# MATERIAL PROVIDED
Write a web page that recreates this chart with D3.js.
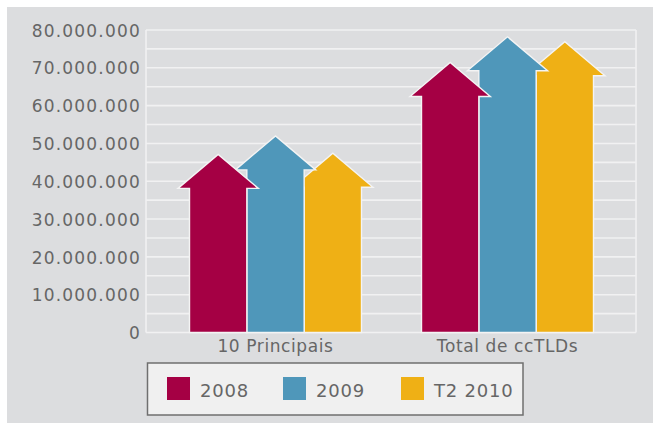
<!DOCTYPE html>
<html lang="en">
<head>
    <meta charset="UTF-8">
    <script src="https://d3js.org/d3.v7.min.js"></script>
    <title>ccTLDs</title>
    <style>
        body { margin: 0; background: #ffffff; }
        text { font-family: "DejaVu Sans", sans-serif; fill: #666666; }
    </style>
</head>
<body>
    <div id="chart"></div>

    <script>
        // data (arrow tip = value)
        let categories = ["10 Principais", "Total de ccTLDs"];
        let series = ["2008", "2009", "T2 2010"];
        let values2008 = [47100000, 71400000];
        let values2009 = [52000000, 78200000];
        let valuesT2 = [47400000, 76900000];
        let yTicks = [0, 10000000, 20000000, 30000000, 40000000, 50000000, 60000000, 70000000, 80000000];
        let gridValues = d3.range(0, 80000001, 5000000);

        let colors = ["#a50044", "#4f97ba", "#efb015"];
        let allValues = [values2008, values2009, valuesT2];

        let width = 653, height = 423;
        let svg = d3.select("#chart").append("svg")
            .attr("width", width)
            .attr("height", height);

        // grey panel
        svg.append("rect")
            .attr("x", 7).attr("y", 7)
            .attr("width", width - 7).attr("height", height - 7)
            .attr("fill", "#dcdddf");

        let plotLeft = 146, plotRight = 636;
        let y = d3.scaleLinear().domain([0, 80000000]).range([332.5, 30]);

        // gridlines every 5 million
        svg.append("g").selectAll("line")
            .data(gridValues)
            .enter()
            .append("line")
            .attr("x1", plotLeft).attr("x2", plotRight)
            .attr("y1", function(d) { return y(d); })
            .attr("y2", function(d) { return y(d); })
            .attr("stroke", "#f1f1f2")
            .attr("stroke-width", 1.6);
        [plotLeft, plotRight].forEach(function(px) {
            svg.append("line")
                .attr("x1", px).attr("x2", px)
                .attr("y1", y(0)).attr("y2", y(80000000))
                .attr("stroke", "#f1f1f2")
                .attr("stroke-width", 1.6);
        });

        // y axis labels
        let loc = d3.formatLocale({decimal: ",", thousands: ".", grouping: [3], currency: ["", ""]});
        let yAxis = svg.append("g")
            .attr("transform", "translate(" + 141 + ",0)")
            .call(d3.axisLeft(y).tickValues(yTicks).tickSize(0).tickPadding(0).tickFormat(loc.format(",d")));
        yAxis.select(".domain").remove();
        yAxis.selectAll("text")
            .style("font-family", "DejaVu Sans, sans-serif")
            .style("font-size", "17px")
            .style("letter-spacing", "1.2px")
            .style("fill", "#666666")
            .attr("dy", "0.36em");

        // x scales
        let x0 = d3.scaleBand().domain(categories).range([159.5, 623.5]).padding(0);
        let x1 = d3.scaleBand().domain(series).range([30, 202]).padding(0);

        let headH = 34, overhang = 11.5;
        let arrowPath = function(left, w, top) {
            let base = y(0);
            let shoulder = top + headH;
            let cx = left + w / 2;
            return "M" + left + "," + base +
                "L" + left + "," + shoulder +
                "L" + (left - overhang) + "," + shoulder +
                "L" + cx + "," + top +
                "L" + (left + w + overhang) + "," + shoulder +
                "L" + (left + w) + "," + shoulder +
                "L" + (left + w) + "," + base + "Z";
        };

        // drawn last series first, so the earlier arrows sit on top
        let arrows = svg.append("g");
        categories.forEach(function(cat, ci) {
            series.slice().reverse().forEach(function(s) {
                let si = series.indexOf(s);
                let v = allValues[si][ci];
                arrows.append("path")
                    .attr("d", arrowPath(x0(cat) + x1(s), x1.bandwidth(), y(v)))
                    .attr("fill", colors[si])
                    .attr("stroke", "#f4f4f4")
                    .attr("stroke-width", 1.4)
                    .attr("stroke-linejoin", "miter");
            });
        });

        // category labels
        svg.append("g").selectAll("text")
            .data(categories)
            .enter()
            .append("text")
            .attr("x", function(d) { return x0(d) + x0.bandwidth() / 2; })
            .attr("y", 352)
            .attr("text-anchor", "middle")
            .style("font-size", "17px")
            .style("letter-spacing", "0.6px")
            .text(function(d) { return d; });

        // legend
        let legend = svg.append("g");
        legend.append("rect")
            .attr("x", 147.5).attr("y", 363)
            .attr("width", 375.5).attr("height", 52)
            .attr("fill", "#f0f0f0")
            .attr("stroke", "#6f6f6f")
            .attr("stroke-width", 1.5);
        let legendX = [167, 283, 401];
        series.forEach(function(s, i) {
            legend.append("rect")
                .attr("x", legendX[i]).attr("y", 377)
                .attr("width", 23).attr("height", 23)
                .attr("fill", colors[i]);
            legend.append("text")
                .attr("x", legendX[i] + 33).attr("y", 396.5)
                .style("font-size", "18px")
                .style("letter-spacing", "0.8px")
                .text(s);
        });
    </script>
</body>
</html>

# TASK GOAL
All of the data needs repeating exactly, but the pictures do not.

# TASK SOLUTION
Write a web page that recreates this chart with D3.js.
<!DOCTYPE html>
<html lang="en">
<head>
    <meta charset="UTF-8">
    <script src="https://d3js.org/d3.v7.min.js"></script>
    <title>ccTLDs</title>
    <style>
        body { margin: 0; background: #ffffff; }
        text { font-family: "DejaVu Sans", sans-serif; fill: #666666; }
    </style>
</head>
<body>
    <div id="chart"></div>

    <script>
        // data (arrow tip = value)
        let categories = ["10 Principais", "Total de ccTLDs"];
        let series = ["2008", "2009", "T2 2010"];
        let values2008 = [47100000, 71400000];
        let values2009 = [52000000, 78200000];
        let valuesT2 = [47400000, 76900000];
        let yTicks = [0, 10000000, 20000000, 30000000, 40000000, 50000000, 60000000, 70000000, 80000000];
        let gridValues = d3.range(0, 80000001, 5000000);

        let colors = ["#a50044", "#4f97ba", "#efb015"];
        let allValues = [values2008, values2009, valuesT2];

        let width = 653, height = 423;
        let svg = d3.select("#chart").append("svg")
            .attr("width", width)
            .attr("height", height);

        // grey panel
        svg.append("rect")
            .attr("x", 7).attr("y", 7)
            .attr("width", width - 7).attr("height", height - 7)
            .attr("fill", "#dcdddf");

        let plotLeft = 146, plotRight = 636;
        let y = d3.scaleLinear().domain([0, 80000000]).range([332.5, 30]);

        // gridlines every 5 million
        svg.append("g").selectAll("line")
            .data(gridValues)
            .enter()
            .append("line")
            .attr("x1", plotLeft).attr("x2", plotRight)
            .attr("y1", function(d) { return y(d); })
            .attr("y2", function(d) { return y(d); })
            .attr("stroke", "#f1f1f2")
            .attr("stroke-width", 1.6);
        [plotLeft, plotRight].forEach(function(px) {
            svg.append("line")
                .attr("x1", px).attr("x2", px)
                .attr("y1", y(0)).attr("y2", y(80000000))
                .attr("stroke", "#f1f1f2")
                .attr("stroke-width", 1.6);
        });

        // y axis labels
        let loc = d3.formatLocale({decimal: ",", thousands: ".", grouping: [3], currency: ["", ""]});
        let yAxis = svg.append("g")
            .attr("transform", "translate(" + 141 + ",0)")
            .call(d3.axisLeft(y).tickValues(yTicks).tickSize(0).tickPadding(0).tickFormat(loc.format(",d")));
        yAxis.select(".domain").remove();
        yAxis.selectAll("text")
            .style("font-family", "DejaVu Sans, sans-serif")
            .style("font-size", "17px")
            .style("letter-spacing", "1.2px")
            .style("fill", "#666666")
            .attr("dy", "0.36em");

        // x scales
        let x0 = d3.scaleBand().domain(categories).range([159.5, 623.5]).padding(0);
        let x1 = d3.scaleBand().domain(series).range([30, 202]).padding(0);

        let headH = 34, overhang = 11.5;
        let arrowPath = function(left, w, top) {
            let base = y(0);
            let shoulder = top + headH;
            let cx = left + w / 2;
            return "M" + left + "," + base +
                "L" + left + "," + shoulder +
                "L" + (left - overhang) + "," + shoulder +
                "L" + cx + "," + top +
                "L" + (left + w + overhang) + "," + shoulder +
                "L" + (left + w) + "," + shoulder +
                "L" + (left + w) + "," + base + "Z";
        };

        // drawn last series first, so the earlier arrows sit on top
        let arrows = svg.append("g");
        categories.forEach(function(cat, ci) {
            series.slice().reverse().forEach(function(s) {
                let si = series.indexOf(s);
                let v = allValues[si][ci];
                arrows.append("path")
                    .attr("d", arrowPath(x0(cat) + x1(s), x1.bandwidth(), y(v)))
                    .attr("fill", colors[si])
                    .attr("stroke", "#f4f4f4")
                    .attr("stroke-width", 1.4)
                    .attr("stroke-linejoin", "miter");
            });
        });

        // category labels
        svg.append("g").selectAll("text")
            .data(categories)
            .enter()
            .append("text")
            .attr("x", function(d) { return x0(d) + x0.bandwidth() / 2; })
            .attr("y", 352)
            .attr("text-anchor", "middle")
            .style("font-size", "17px")
            .style("letter-spacing", "0.6px")
            .text(function(d) { return d; });

        // legend
        let legend = svg.append("g");
        legend.append("rect")
            .attr("x", 147.5).attr("y", 363)
            .attr("width", 375.5).attr("height", 52)
            .attr("fill", "#f0f0f0")
            .attr("stroke", "#6f6f6f")
            .attr("stroke-width", 1.5);
        let legendX = [167, 283, 401];
        series.forEach(function(s, i) {
            legend.append("rect")
                .attr("x", legendX[i]).attr("y", 377)
                .attr("width", 23).attr("height", 23)
                .attr("fill", colors[i]);
            legend.append("text")
                .attr("x", legendX[i] + 33).attr("y", 396.5)
                .style("font-size", "18px")
                .style("letter-spacing", "0.8px")
                .text(s);
        });
    </script>
</body>
</html>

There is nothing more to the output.